_Supplied information_
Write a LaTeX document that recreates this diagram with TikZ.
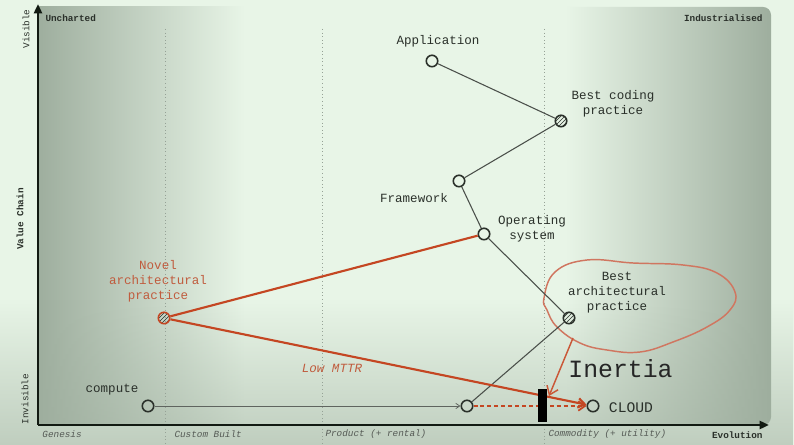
\documentclass[tikz,border=0pt]{standalone}
\usepackage{fontspec}
\setmonofont{Liberation Mono}
\usetikzlibrary{patterns,arrows.meta,fadings}

\definecolor{wmbg}{RGB}{232,245,231}
\definecolor{wmdark}{RGB}{158,174,158}
\definecolor{wmink}{RGB}{42,48,42}
\definecolor{wmaxis}{RGB}{18,26,18}
\definecolor{wmred}{RGB}{196,70,34}
\definecolor{wmsoftred}{RGB}{192,92,62}
\definecolor{wmpink}{RGB}{208,118,96}
\definecolor{wmgrid}{RGB}{150,162,150}

\tikzset{every picture/.style={line width=0.75pt}}
\tikzset{
  comp/.style={circle,draw=wmink,line width=1.2pt,inner sep=0pt,minimum size=8.6pt},
  hatchcomp/.style={comp,pattern=north east lines,pattern color=wmink},
  lbl/.style={inner sep=0.75pt,align=center,text=wmink,font=\ttfamily\fontsize{9.4}{11.3}\selectfont},
  redlbl/.style={lbl,text=wmsoftred},
  tinylbl/.style={inner sep=0.75pt,text=wmink,font=\ttfamily\bfseries\fontsize{7}{8}\selectfont},
  stagelbl/.style={inner sep=0.75pt,text=wmink!80,font=\ttfamily\itshape\fontsize{7}{8}\selectfont},
  link/.style={draw=wmink!85,line width=0.8pt},
  redlink/.style={draw=wmred,line width=1.6pt},
}

\begin{document}
\begin{tikzpicture}[x=0.75pt,y=0.75pt,yscale=-1,xscale=1]
\useasboundingbox (0,0) rectangle (794,445);

%Shape: background
\fill[wmbg] (0,0) rectangle (794,445);
%Shape: panel, uncharted side
\shade[left color=wmdark, right color=wmbg] (38,7) rectangle (245,425);
%Shape: panel, industrialised side
\shade[left color=wmbg, right color=wmdark] (565,7) [rounded corners=6] -- (771,7) -- (771,425) [sharp corners] -- (565,425) -- cycle;
%Shape: darker towards the bottom
\fill[wmdark, fill opacity=0.55, path fading=north] (0,300) rectangle (794,445);

%Straight Lines: stage boundaries
\foreach \gx in {165,322,544}
  \draw[wmgrid, dotted, line width=0.7pt] (\gx,29) -- (\gx,445);

%Shape: Axis 2D
\coordinate (origin) at (38,425);
\coordinate (vtop) at (38,4);
\coordinate (etip) at (769,425);
\draw[wmaxis, line width=2pt, -{Triangle[length=7pt,width=6pt]}] (origin) -- (vtop);
\draw[wmaxis, line width=2pt, -{Triangle[length=7pt,width=6pt]}] (origin) -- (etip);

%Shape: Blob
\draw[wmpink, line width=1.1pt] plot[smooth cycle, tension=0.7] coordinates {
  (544,298) (555,272) (587,260) (633,263) (683,265) (717,273) (735,292)
  (730,310) (707,327) (673,342) (640,352) (607,350) (580,343) (557,327) (547,310)};

%Shape: components
\node[comp] (app) at (432,61) {};
\node[hatchcomp] (bcp) at (561,121) {};
\node[comp] (fw) at (459,181) {};
\node[comp] (os) at (484,234) {};
\node[hatchcomp] (bap) at (569,318) {};
\node[hatchcomp, draw=wmred] (nap) at (164,318) {};
\node[comp] (comp) at (148,406) {};
\node[comp] (mid) at (467,406) {};
\node[comp] (cloud) at (593,406) {};

%Straight Lines: value chain
\draw[link] (app) -- (bcp);
\draw[link] (bcp) -- (fw);
\draw[link] (fw) -- (os);
\draw[link] (os) -- (bap);
\draw[link] (bap) -- (mid);
\draw[draw=wmink!75, line width=0.6pt, -{Straight Barb[length=3pt,width=4pt]}] (comp) -- (mid);

%Straight Lines: red movement
\draw[redlink] (nap) -- (os);
\draw[redlink, -{Straight Barb[length=5pt,width=7pt]}] (nap) -- (cloud);
\draw[wmred, line width=1.3pt, dash pattern=on 3pt off 2.2pt, -{Straight Barb[length=5pt,width=7pt]}] (mid) -- (cloud);

%Shape: Rectangle (barrier)
\fill[black] (538,389) rectangle (547,422);

%Straight Lines: inertia
\coordinate (blobfoot) at (573,338);
\coordinate (inertiatip) at (549,396);
\draw[wmred!90, line width=1.1pt, -{Straight Barb[length=6pt,width=9pt]}] (blobfoot) -- (inertiatip);

% Text Node
\node[lbl] (applbl) at (438,41) {Application};
% Text Node
\node[lbl] (bcplbl) at (613,104) {Best coding\\practice};
% Text Node
\node[lbl] (fwlbl) at (414,198.5) {Framework};
% Text Node
\node[lbl] (oslbl) at (532,229) {Operating\\system};
% Text Node
\node[lbl] (baplbl) at (617,293) {Best\\architectural\\practice};
% Text Node
\node[redlbl] (naplbl) at (158,281) {Novel\\architectural\\practice};
% Text Node
\node[lbl] (complbl) at (112,390) {compute};
% Text Node
\node[lbl, font=\ttfamily\fontsize{11}{13}\selectfont] (cloudlbl) at (631,407.5) {CLOUD};
% Text Node
\node[redlbl, font=\ttfamily\itshape\fontsize{9.4}{11.3}\selectfont] (mttrlbl) at (332,368) {Low MTTR};
% Text Node
\node[lbl, text=black!85, font=\ttfamily\fontsize{18.6}{22}\selectfont] (inertialbl) at (620.5,369) {Inertia};

% Text Node
\node[tinylbl, anchor=west] (uncharted) at (44,18.5) {Uncharted};
% Text Node
\node[tinylbl, anchor=east] (industrial) at (764,18.5) {Industrialised};
% Text Node
\node[tinylbl, font=\ttfamily\fontsize{7}{8}\selectfont, rotate=90] (visible) at (26,29) {Visible};
% Text Node
\node[tinylbl, rotate=90] (valuechain) at (20,219) {Value Chain};
% Text Node
\node[tinylbl, font=\ttfamily\fontsize{7}{8}\selectfont, rotate=90] (invisible) at (25,399) {Invisible};

% Text Node
\node[stagelbl, anchor=west] (genesis) at (41,434.5) {Genesis};
% Text Node
\node[stagelbl, anchor=west] (custom) at (173,434.5) {Custom Built};
% Text Node
\node[stagelbl, anchor=west] (product) at (324,434.5) {Product (+ rental)};
% Text Node
\node[stagelbl, anchor=west] (commodity) at (547,434.5) {Commodity (+ utility)};
% Text Node
\node[tinylbl, anchor=east] (evolution) at (764,435.5) {Evolution};

\end{tikzpicture}
\end{document}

_What is required_
All of the data above should be transcribed verbatim, with pictures omitted.

_Result of this task_
Write a LaTeX document that recreates this diagram with TikZ.
\documentclass[tikz,border=0pt]{standalone}
\usepackage{fontspec}
\setmonofont{Liberation Mono}
\usetikzlibrary{patterns,arrows.meta,fadings}

\definecolor{wmbg}{RGB}{232,245,231}
\definecolor{wmdark}{RGB}{158,174,158}
\definecolor{wmink}{RGB}{42,48,42}
\definecolor{wmaxis}{RGB}{18,26,18}
\definecolor{wmred}{RGB}{196,70,34}
\definecolor{wmsoftred}{RGB}{192,92,62}
\definecolor{wmpink}{RGB}{208,118,96}
\definecolor{wmgrid}{RGB}{150,162,150}

\tikzset{every picture/.style={line width=0.75pt}}
\tikzset{
  comp/.style={circle,draw=wmink,line width=1.2pt,inner sep=0pt,minimum size=8.6pt},
  hatchcomp/.style={comp,pattern=north east lines,pattern color=wmink},
  lbl/.style={inner sep=0.75pt,align=center,text=wmink,font=\ttfamily\fontsize{9.4}{11.3}\selectfont},
  redlbl/.style={lbl,text=wmsoftred},
  tinylbl/.style={inner sep=0.75pt,text=wmink,font=\ttfamily\bfseries\fontsize{7}{8}\selectfont},
  stagelbl/.style={inner sep=0.75pt,text=wmink!80,font=\ttfamily\itshape\fontsize{7}{8}\selectfont},
  link/.style={draw=wmink!85,line width=0.8pt},
  redlink/.style={draw=wmred,line width=1.6pt},
}

\begin{document}
\begin{tikzpicture}[x=0.75pt,y=0.75pt,yscale=-1,xscale=1]
\useasboundingbox (0,0) rectangle (794,445);

%Shape: background
\fill[wmbg] (0,0) rectangle (794,445);
%Shape: panel, uncharted side
\shade[left color=wmdark, right color=wmbg] (38,7) rectangle (245,425);
%Shape: panel, industrialised side
\shade[left color=wmbg, right color=wmdark] (565,7) [rounded corners=6] -- (771,7) -- (771,425) [sharp corners] -- (565,425) -- cycle;
%Shape: darker towards the bottom
\fill[wmdark, fill opacity=0.55, path fading=north] (0,300) rectangle (794,445);

%Straight Lines: stage boundaries
\foreach \gx in {165,322,544}
  \draw[wmgrid, dotted, line width=0.7pt] (\gx,29) -- (\gx,445);

%Shape: Axis 2D
\coordinate (origin) at (38,425);
\coordinate (vtop) at (38,4);
\coordinate (etip) at (769,425);
\draw[wmaxis, line width=2pt, -{Triangle[length=7pt,width=6pt]}] (origin) -- (vtop);
\draw[wmaxis, line width=2pt, -{Triangle[length=7pt,width=6pt]}] (origin) -- (etip);

%Shape: Blob
\draw[wmpink, line width=1.1pt] plot[smooth cycle, tension=0.7] coordinates {
  (544,298) (555,272) (587,260) (633,263) (683,265) (717,273) (735,292)
  (730,310) (707,327) (673,342) (640,352) (607,350) (580,343) (557,327) (547,310)};

%Shape: components
\node[comp] (app) at (432,61) {};
\node[hatchcomp] (bcp) at (561,121) {};
\node[comp] (fw) at (459,181) {};
\node[comp] (os) at (484,234) {};
\node[hatchcomp] (bap) at (569,318) {};
\node[hatchcomp, draw=wmred] (nap) at (164,318) {};
\node[comp] (comp) at (148,406) {};
\node[comp] (mid) at (467,406) {};
\node[comp] (cloud) at (593,406) {};

%Straight Lines: value chain
\draw[link] (app) -- (bcp);
\draw[link] (bcp) -- (fw);
\draw[link] (fw) -- (os);
\draw[link] (os) -- (bap);
\draw[link] (bap) -- (mid);
\draw[draw=wmink!75, line width=0.6pt, -{Straight Barb[length=3pt,width=4pt]}] (comp) -- (mid);

%Straight Lines: red movement
\draw[redlink] (nap) -- (os);
\draw[redlink, -{Straight Barb[length=5pt,width=7pt]}] (nap) -- (cloud);
\draw[wmred, line width=1.3pt, dash pattern=on 3pt off 2.2pt, -{Straight Barb[length=5pt,width=7pt]}] (mid) -- (cloud);

%Shape: Rectangle (barrier)
\fill[black] (538,389) rectangle (547,422);

%Straight Lines: inertia
\coordinate (blobfoot) at (573,338);
\coordinate (inertiatip) at (549,396);
\draw[wmred!90, line width=1.1pt, -{Straight Barb[length=6pt,width=9pt]}] (blobfoot) -- (inertiatip);

% Text Node
\node[lbl] (applbl) at (438,41) {Application};
% Text Node
\node[lbl] (bcplbl) at (613,104) {Best coding\\practice};
% Text Node
\node[lbl] (fwlbl) at (414,198.5) {Framework};
% Text Node
\node[lbl] (oslbl) at (532,229) {Operating\\system};
% Text Node
\node[lbl] (baplbl) at (617,293) {Best\\architectural\\practice};
% Text Node
\node[redlbl] (naplbl) at (158,281) {Novel\\architectural\\practice};
% Text Node
\node[lbl] (complbl) at (112,390) {compute};
% Text Node
\node[lbl, font=\ttfamily\fontsize{11}{13}\selectfont] (cloudlbl) at (631,407.5) {CLOUD};
% Text Node
\node[redlbl, font=\ttfamily\itshape\fontsize{9.4}{11.3}\selectfont] (mttrlbl) at (332,368) {Low MTTR};
% Text Node
\node[lbl, text=black!85, font=\ttfamily\fontsize{18.6}{22}\selectfont] (inertialbl) at (620.5,369) {Inertia};

% Text Node
\node[tinylbl, anchor=west] (uncharted) at (44,18.5) {Uncharted};
% Text Node
\node[tinylbl, anchor=east] (industrial) at (764,18.5) {Industrialised};
% Text Node
\node[tinylbl, font=\ttfamily\fontsize{7}{8}\selectfont, rotate=90] (visible) at (26,29) {Visible};
% Text Node
\node[tinylbl, rotate=90] (valuechain) at (20,219) {Value Chain};
% Text Node
\node[tinylbl, font=\ttfamily\fontsize{7}{8}\selectfont, rotate=90] (invisible) at (25,399) {Invisible};

% Text Node
\node[stagelbl, anchor=west] (genesis) at (41,434.5) {Genesis};
% Text Node
\node[stagelbl, anchor=west] (custom) at (173,434.5) {Custom Built};
% Text Node
\node[stagelbl, anchor=west] (product) at (324,434.5) {Product (+ rental)};
% Text Node
\node[stagelbl, anchor=west] (commodity) at (547,434.5) {Commodity (+ utility)};
% Text Node
\node[tinylbl, anchor=east] (evolution) at (764,435.5) {Evolution};

\end{tikzpicture}
\end{document}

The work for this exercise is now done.